Floods in South Korea 2022.
Taman dan jalan banjir di samping sungai Han di Seoul karena hujan deras yang lebat.

Di mana-mana setiap ada kejadian bencana, selalu orang-orang dari kelas sosial bawah yang paling merasakan dampaknya, seperti warga Seoul yang tinggal di banjiha atau semi-underground apartment. Kita yang beraktivitas di Jakarta pun mungkin akan mengalami lebih banyak banjir dan kemacetan di masa mendatang lantaran dampak krisis iklim. Apalagi, kajian analisis bisnis Verisk Maplecroft yang dirilis tahun lalu menempatkan Jakarta sebagai kota paling rentan krisis iklim dari 576 kota besar di dunia.

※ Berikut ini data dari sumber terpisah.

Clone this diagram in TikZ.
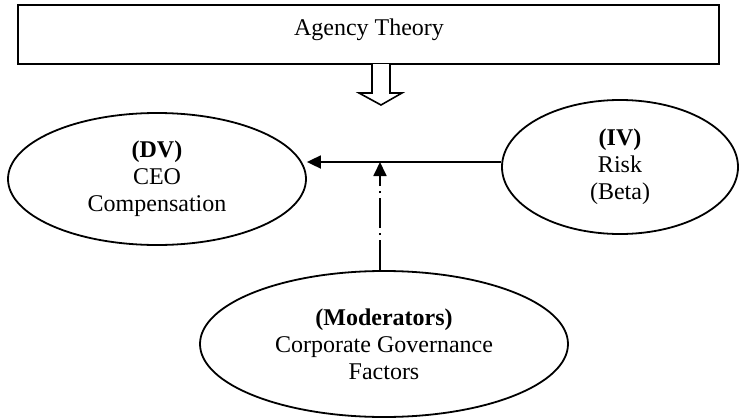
\documentclass[tikz,border=0pt]{standalone}
\usepackage{fontspec}
\setmainfont{Liberation Serif}
\usetikzlibrary{shapes.geometric,arrows.meta}
\begin{document}
\begin{tikzpicture}[x=0.5pt,y=-0.5pt,
  oval/.style={draw,ellipse,line width=0.9pt,inner sep=0pt,align=center,font=\fontsize{12}{13.5}\selectfont},
  link/.style={line width=0.9pt,-{Triangle[length=7pt,width=6.5pt]}},
  dashdot/.style={dash pattern=on 15pt off 2.5pt on 1pt off 2.5pt}]
\useasboundingbox (0,0) rectangle (740,418);

% theory box
\draw[line width=1pt] (18,5) rectangle (719,64);
\node[font=\fontsize{12}{13.5}\selectfont] (theory) at (369,30) {Agency Theory};

% hollow block arrow below the box
\draw[line width=0.8pt,fill=white] (372,64) -- (372,93) -- (359,93) -- (381,105)
  -- (402,93) -- (390,93) -- (390,64);

% variables
\node[oval,minimum width=149pt,minimum height=66pt] (dv) at (157,179)
  {\textbf{(DV)}\\CEO\\Compensation};
\node[oval,minimum width=118pt,minimum height=67pt] (iv) at (620,167)
  {\textbf{(IV)}\\Risk\\(Beta)};
\node[oval,minimum width=184pt,minimum height=73pt] (mod) at (384,344)
  {\textbf{(Moderators)}\\Corporate Governance\\Factors};

% connectors
\coordinate (hl) at (0,162);
\coordinate (j) at (380,162);
\draw[link] (iv.west |- hl) -- (dv.east |- hl);
\draw[link,dashdot] (mod.north -| j) -- (j);
\end{tikzpicture}
\end{document}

Tak bisa dipungkiri ada segudang masalah yang melatari banjir di Jakarta dan juga kota-kota besar lainnya. Minimnya ruang terbuka hijau—baru 9 persen dari seharusnya 30 persen, penurunan muka tanah karena penyedotan air tak terkendali, buruknya sistem drainase, hingga masalah yang melintasi batas administratif, seperti berkurangnya tutupan lahan di kawasan Puncak, Bogor, Jawa Barat. 

Pemerintah DKI Jakarta jelas harus meninjau kembali peruntukan lahan dan mengembalikan ruang terbuka hijau di Ibu Kota. Pembatasan kendaraan bermotor, prioritas pada pejalan kaki dan pesepeda dan perluasan jaringan transportasi publik yang bebas dari gangguan macet dan banjir, mutlak dilakukan agar kota ini dapat menghadapi ancaman krisis iklim. 

Pemerintah pusat juga mesti memegang kendali untuk memadukan kebijakan lintas daerah. Pun perlu komitmen untuk mengakhiri aktivitas yang memperparah dampak krisis iklim, seperti menutup PLTU Batubara lebih cepat, melindungi hutan yang masih tersisa, dan menyediakan transportasi publik yang andal dan menjangkau banyak wilayah demi mengurangi penggunaan energi fosil.

Kota kita tidak dirancang untuk menghadapi krisis iklim, karena memang krisis iklim bukan sesuatu yang kita harapkan, namun dengan kondisi saat ini, perubahan harus dilakukan, kota kita harus diubah, kebijakan pemerintah pun juga harus diubah, atau hidup kitalah yang akan diubah oleh krisis iklim. 

Climate Strike in Jakarta.
Ratusan masyarakat Indonesia mengikuti long march Climate Strike di Jakarta pada Jumat, 23 September 2022.